In fact, if one looks at YouTube’s Copyright Match response to the realization that their own creators do not like having their videos infringed by other YouTubers, maybe the “new” industry actually has something to learn from the “old” one about protecting creative works.  Meanwhile, as the traditional media/entertainment companies continue to migrate toward streaming and other contemporary models of distribution, they will surely learn much from a pioneer like Netflix.  But this will not change the raw investments of time, talent, labor, and money required to produce new works, and so it will not diminish any producers’ interest in protecting and enforcing copyrights.  

In this context, I am reminded of a story from January of last year in which songwriter/performer Blake Morgan found himself having to explain to Spotify executives that music was in fact the product they were selling.  One might think this is not a very high mental hurdle to clear, but Morgan describes that some in the meeting became rather heated in their defense that, no, Spotify was the product.  Because, of course, we launch that app just to look at the interface?

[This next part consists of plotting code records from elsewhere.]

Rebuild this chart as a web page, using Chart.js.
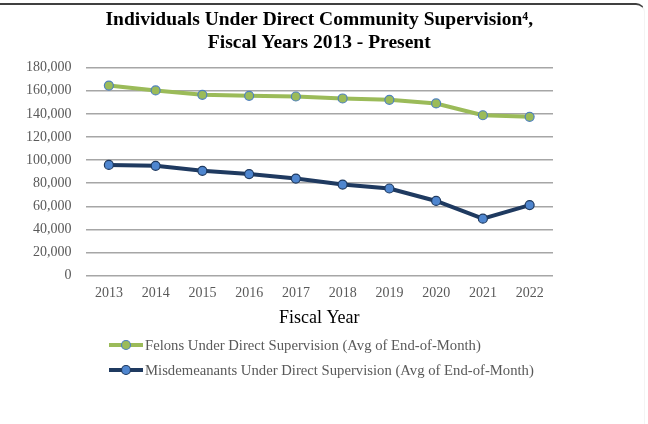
<!DOCTYPE html>
<html>
<head>
<meta charset="utf-8">
<script src="https://cdn.jsdelivr.net/npm/chart.js@4.4.1/dist/chart.umd.min.js"></script>
<style>
  html, body { margin: 0; padding: 0; background: #fff; }
  #wrap { position: relative; width: 648px; height: 424px; overflow: hidden; }
  #frame {
    position: absolute; left: -12px; top: 3px; width: 657px; height: 440px;
    border-top: 2px solid #404040; border-right: 1px solid #f4f4f4;
    border-top-right-radius: 9px; box-sizing: border-box;
  }
  #c { position: absolute; left: 0; top: 0; }
</style>
</head>
<body>
<div id="wrap">
  <div id="frame"></div>
  <canvas id="c" width="648" height="424"></canvas>
</div>
<script>
// Années fiscales
const annees = ['2013', '2014', '2015', '2016', '2017', '2018', '2019', '2020', '2021', '2022'];

// Moyenne des fins de mois
const felons = [164500, 160300, 156500, 155600, 155000, 153300, 152100, 149000, 138800, 137400];
const misdemeanants = [95800, 95000, 90700, 87900, 84000, 78800, 75400, 64600, 49300, 61000];

const labelFelons = 'Felons Under Direct Supervision (Avg of End-of-Month)';
const labelMisd = 'Misdemeanants Under Direct Supervision (Avg of End-of-Month)';

const police = "'Liberation Serif', 'Times New Roman', serif";
const gris = '#595959';

// Légende dessinée à la main : trait + rond, alignée à gauche
const legendeManuelle = {
  id: 'legendeManuelle',
  afterDraw(chart) {
    const ctx = chart.ctx;
    const x0 = 109, x1 = 143;
    const ys = [345, 370];
    chart.data.datasets.forEach((ds, i) => {
      const y = ys[i];
      ctx.save();
      ctx.strokeStyle = ds.borderColor;
      ctx.lineWidth = 4;
      ctx.beginPath();
      ctx.moveTo(x0, y);
      ctx.lineTo(x1, y);
      ctx.stroke();
      ctx.beginPath();
      ctx.arc((x0 + x1) / 2, y, 4.5, 0, Math.PI * 2);
      ctx.fillStyle = ds.pointBackgroundColor;
      ctx.fill();
      ctx.lineWidth = 1.2;
      ctx.strokeStyle = ds.pointBorderColor;
      ctx.stroke();
      ctx.fillStyle = gris;
      ctx.font = '14.7px ' + police;
      ctx.textBaseline = 'middle';
      ctx.fillText(ds.label, x1 + 2, y + 1);
      ctx.restore();
    });
  }
};

new Chart(document.getElementById('c'), {
  type: 'line',
  data: {
    labels: annees,
    datasets: [
      {
        label: labelFelons,
        data: felons,
        borderColor: '#9bbb59',
        borderWidth: 4,
        pointBackgroundColor: '#9bbb59',
        pointBorderColor: '#4f81bd',
        pointBorderWidth: 1.2,
        pointRadius: 4.5,
        tension: 0
      },
      {
        label: labelMisd,
        data: misdemeanants,
        borderColor: '#1f3a60',
        borderWidth: 4,
        pointBackgroundColor: '#4f86cf',
        pointBorderColor: '#1f3a60',
        pointBorderWidth: 1.2,
        pointRadius: 4.5,
        tension: 0
      }
    ]
  },
  options: {
    responsive: false,
    animation: false,
    layout: { padding: { left: 12, right: 95, top: 7, bottom: 95 } },
    plugins: {
      legend: { display: false },
      tooltip: { enabled: false },
      title: {
        display: true,
        fullSize: false,
        text: ['Individuals Under Direct Community Supervision\u2074,', 'Fiscal Years 2013 - Present'],
        color: '#000',
        font: { family: police, size: 19.5, weight: 'bold', lineHeight: 1.17 },
        padding: { top: 2, bottom: 13 }
      }
    },
    scales: {
      x: {
        offset: true,
        grid: { display: false },
        border: { display: false },
        ticks: { color: gris, font: { family: police, size: 14 }, padding: 1 },
        title: {
          display: true,
          text: 'Fiscal Year',
          color: '#000',
          font: { family: police, size: 18 },
          padding: { top: 5, bottom: 0 }
        }
      },
      y: {
        min: 0,
        max: 180000,
        grid: { color: '#a6a6a6', lineWidth: 1.5, drawTicks: false },
        border: { display: false },
        ticks: {
          stepSize: 20000,
          color: gris,
          font: { family: police, size: 14 },
          padding: 14,
          callback: v => v.toLocaleString('en-US')
        }
      }
    }
  },
  plugins: [legendeManuelle]
});
</script>
</body>
</html>
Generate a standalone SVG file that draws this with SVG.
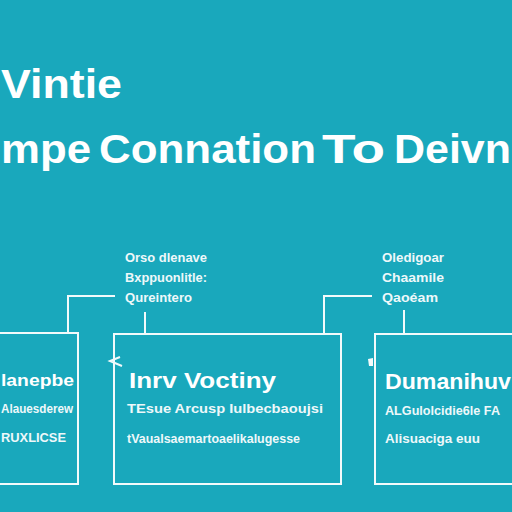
<svg xmlns="http://www.w3.org/2000/svg" width="512" height="512" viewBox="0 0 512 512">
<style>
.t{font-family:"Liberation Sans","DejaVu Sans",sans-serif;fill:#ffffff;font-weight:bold}
.s{font-family:"Liberation Sans Narrow","Liberation Sans",sans-serif;fill:#eef8fa;font-weight:bold;font-size:12px}
.box{fill:none;stroke:#f2fafb;stroke-width:2}
.ln{fill:none;stroke:#f2fafb;stroke-width:2}
</style>
<rect width="512" height="512" fill="#19a8bc"/>
<g id="title">
<text class="t" x="1" y="98" font-size="40" textLength="121" lengthAdjust="spacingAndGlyphs">Vintie</text>
<text class="t" x="1" y="163" font-size="41" textLength="90" lengthAdjust="spacingAndGlyphs">mpe</text>
<text class="t" x="99" y="163" font-size="41" textLength="217" lengthAdjust="spacingAndGlyphs">Connation</text>
<text class="t" x="322" y="163" font-size="41" textLength="63" lengthAdjust="spacingAndGlyphs">To</text>
<text class="t" x="394" y="163" font-size="41" textLength="117" lengthAdjust="spacingAndGlyphs">Deivn</text>
</g>
<g id="connectors">
<polyline class="ln" points="115,296 68,296 68,333"/>
<line class="ln" x1="145" y1="312" x2="145" y2="334"/>
<polyline class="ln" points="372,296 324,296 324,334"/>
<line class="ln" x1="404" y1="310" x2="404" y2="334"/>
<path class="ln" d="M120,357 L110,361 L122,366" stroke-width="2.5"/>
<path d="M368,359 L373,358 L373,366 L369,366 Z" fill="#f2fafb"/>
</g>
<g id="label-middle">
<text class="s" x="125" y="262" textLength="82" lengthAdjust="spacingAndGlyphs">Orso dlenave</text>
<text class="s" x="125" y="282" textLength="82" lengthAdjust="spacingAndGlyphs">Bxppuonlitle:</text>
<text class="s" x="125" y="302" textLength="67" lengthAdjust="spacingAndGlyphs">Qureintero</text>
</g>
<g id="label-right">
<text class="s" x="382" y="262" textLength="62" lengthAdjust="spacingAndGlyphs">Oledigoar</text>
<text class="s" x="382" y="282" textLength="62" lengthAdjust="spacingAndGlyphs">Chaamile</text>
<text class="s" x="382" y="302" textLength="56" lengthAdjust="spacingAndGlyphs">Qaoéam</text>
</g>
<g id="node-left">
<rect class="box" x="-5" y="333" width="83" height="151"/>
<text class="t" x="1" y="386" font-size="17" textLength="73" lengthAdjust="spacingAndGlyphs">lanepbe</text>
<text class="s" x="1" y="413" textLength="72" lengthAdjust="spacingAndGlyphs">Alauesderew</text>
<text class="s" x="1" y="442" textLength="65" lengthAdjust="spacingAndGlyphs">RUXLICSE</text>
</g>
<g id="node-middle">
<rect class="box" x="114" y="334" width="227" height="150"/>
<text class="t" x="129" y="388" font-size="22" textLength="147" lengthAdjust="spacingAndGlyphs">Inrv Voctiny</text>
<text class="s" x="127" y="413" textLength="196" lengthAdjust="spacingAndGlyphs">TEsue Arcusp Iulbecbaoujsi</text>
<text class="s" x="127" y="443" textLength="173" lengthAdjust="spacingAndGlyphs">tVaualsaemartoaelikalugesse</text>
</g>
<g id="node-right">
<rect class="box" x="375" y="334" width="145" height="150"/>
<text class="t" x="385" y="389" font-size="22" textLength="126" lengthAdjust="spacingAndGlyphs">Dumanihuv</text>
<text class="s" x="385" y="415" textLength="115" lengthAdjust="spacingAndGlyphs">ALGulolcidie6le FA</text>
<text class="s" x="385" y="443" textLength="95" lengthAdjust="spacingAndGlyphs">Alisuaciga euu</text>
</g>
</svg>
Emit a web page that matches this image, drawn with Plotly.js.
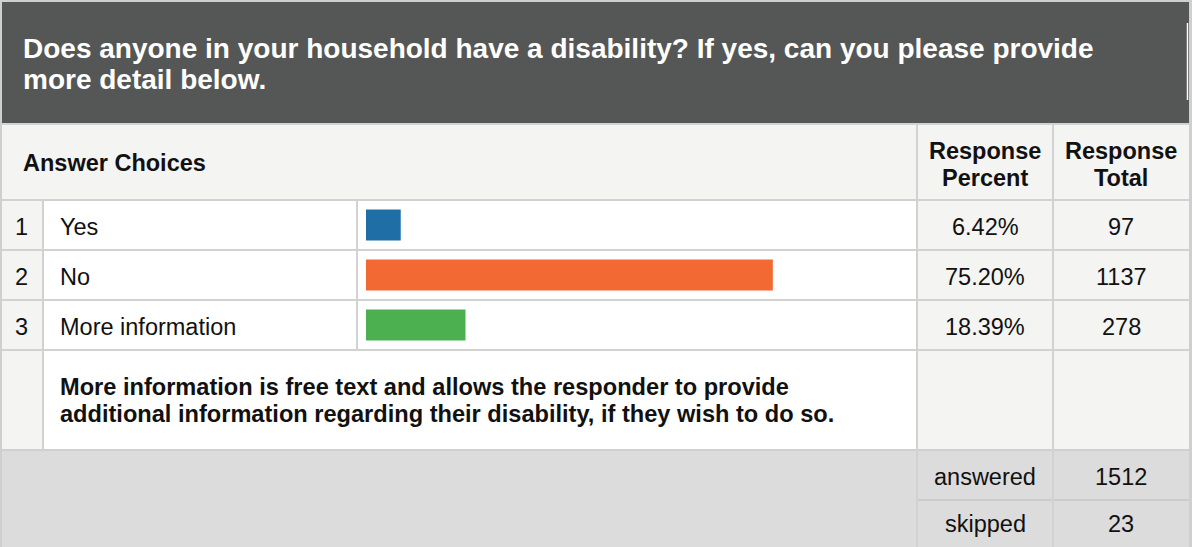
<!DOCTYPE html>
<html><head><meta charset="utf-8">
<script src="https://cdn.plot.ly/plotly-3.0.1.min.js"></script>
<style>html,body{margin:0;padding:0;background:#cfcfcf;}#chart{width:1192px;height:547px;}</style>
</head><body><div id="chart"></div>
<script>
// ---- data ----
const titleLines = ['Does anyone in your household have a disability? If yes, can you please provide', 'more detail below.'];
const answerHeader = 'Answer Choices';
const percentHeader = ['Response', 'Percent'];
const totalHeader = ['Response', 'Total'];
const rowNums = ['1', '2', '3'];
const choices = ['Yes', 'No', 'More information'];
const percents = [6.42, 75.20, 18.39];
const totals = [97, 1137, 278];
const barColors = ['#1f6fa6', '#f26934', '#4caf50'];
const noteLines = ['More information is free text and allows the responder to provide', 'additional information regarding their disability, if they wish to do so.'];
const summaryLabels = ['answered', 'skipped'];
const summaryValues = [1512, 23];

// ---- geometry (pixels) ----
const W = 1192, H = 547;
const font = 'Liberation Sans, Arial, sans-serif';
const rowY = [200, 250, 300, 350];
const lineCol = '#d2d2d2';

const shapes = [];
function rect(x0, y0, x1, y1, fill) {
  shapes.push({type: 'rect', xref: 'x', yref: 'y', x0, y0, x1, y1, fillcolor: fill, line: {width: 0}, layer: 'below'});
}
function seg(x0, y0, x1, y1, color, w) {
  shapes.push({type: 'line', xref: 'x', yref: 'y', x0, y0, x1, y1, line: {color: color || lineCol, width: w || 2}, layer: 'below'});
}
// backgrounds
rect(2, 2, 1189, 123, '#555756');
rect(2, 123, 1189, 200, '#f4f4f3');
rect(2, 200, 43, 450, '#f4f4f3');
rect(43, 200, 917, 450, '#ffffff');
rect(917, 200, 1189, 450, '#f4f4f3');
rect(2, 450, 1189, 547, '#dcdcdc');
rect(1189, 0, 1192, 547, '#cfcfcf');
seg(1187.5, 23, 1187.5, 100, '#ffffff', 1.5);
// grid lines
seg(2, 124, 1189, 124);
[200, 250, 300, 350].forEach(y => seg(2, y, 1189, y));
seg(2, 450, 1189, 450, '#cfcfcf', 2);
seg(917, 500, 1189, 500, '#cccccc', 2);
seg(43, 200, 43, 450);
seg(357, 200, 357, 350);
seg(917, 124, 917, 547);
seg(1053, 124, 1053, 547);
seg(1, 0, 1, 547, '#cfcfcf', 2);

const annotations = [];
function txt(x, y, text, size, bold, color, anchor) {
  annotations.push({xref: 'x', yref: 'y', x, y, text: bold ? '<b>' + text + '</b>' : text, showarrow: false,
    xanchor: anchor || 'left', yanchor: 'middle', font: {family: font, size, color: color || '#111111'}});
}
txt(21, 48.5, titleLines[0], 28, true, '#ffffff');
txt(21, 79, titleLines[1], 28, true, '#ffffff');
txt(21, 163, answerHeader, 23.5, true);
txt(985, 151, percentHeader[0], 23.5, true, '#111111', 'center');
txt(985, 178, percentHeader[1], 23.5, true, '#111111', 'center');
txt(1121, 151, totalHeader[0], 23.5, true, '#111111', 'center');
txt(1121, 178, totalHeader[1], 23.5, true, '#111111', 'center');
for (let i = 0; i < choices.length; i++) {
  const yc = (rowY[i] + rowY[i + 1]) / 2 + 1.5;
  txt(21, yc, rowNums[i], 23.5, false, '#111111', 'center');
  txt(58, yc, choices[i], 23.5, false);
  txt(985, yc, percents[i].toFixed(2) + '%', 23.5, false, '#111111', 'center');
  txt(1121, yc, String(totals[i]), 23.5, false, '#111111', 'center');
}
txt(58, 387, noteLines[0], 23.6, true);
txt(58, 413.5, noteLines[1], 23.6, true);
summaryLabels.forEach((lab, i) => {
  const yc = i === 0 ? 477 : 524;
  txt(985, yc, lab, 23.5, false, '#111111', 'center');
  txt(1121, yc, String(summaryValues[i]), 23.5, false, '#111111', 'center');
});

const trace = {
  type: 'bar', orientation: 'h', x: percents, y: choices, xaxis: 'x2', yaxis: 'y2',
  marker: {color: barColors, line: {width: 0}}, width: 0.62, hoverinfo: 'skip'
};

const layout = {
  width: W, height: H, margin: {l: 0, r: 0, t: 0, b: 0, pad: 0},
  paper_bgcolor: '#cfcfcf', plot_bgcolor: 'rgba(0,0,0,0)', showlegend: false,
  xaxis: {range: [0, W], visible: false, fixedrange: true, domain: [0, 1]},
  yaxis: {range: [H, 0], visible: false, fixedrange: true, domain: [0, 1]},
  xaxis2: {range: [0, 100], visible: false, domain: [366 / W, 907 / W], anchor: 'y2'},
  yaxis2: {autorange: 'reversed', type: 'category', visible: false, domain: [(H - 350) / H, (H - 200) / H], anchor: 'x2'},
  shapes, annotations
};
Plotly.newPlot('chart', [trace], layout, {displayModeBar: false, staticPlot: true});
</script></body></html>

Time will tell if there will be any significant future defections from the Internet Association, though its members are not without vested interest in a range of policy areas.  But to the extent that union was formed in response to proposals like SOPA and to advocate against copyright enforcement, the departure of members who are now major rights holders serves as a long-overdue reminder about the difference between creative works and the technological means to access or distribute those works.  As the platform owners love to repeat in their own defense against liability, the internet doesn’t produce anything; it’s just a dumb pipe.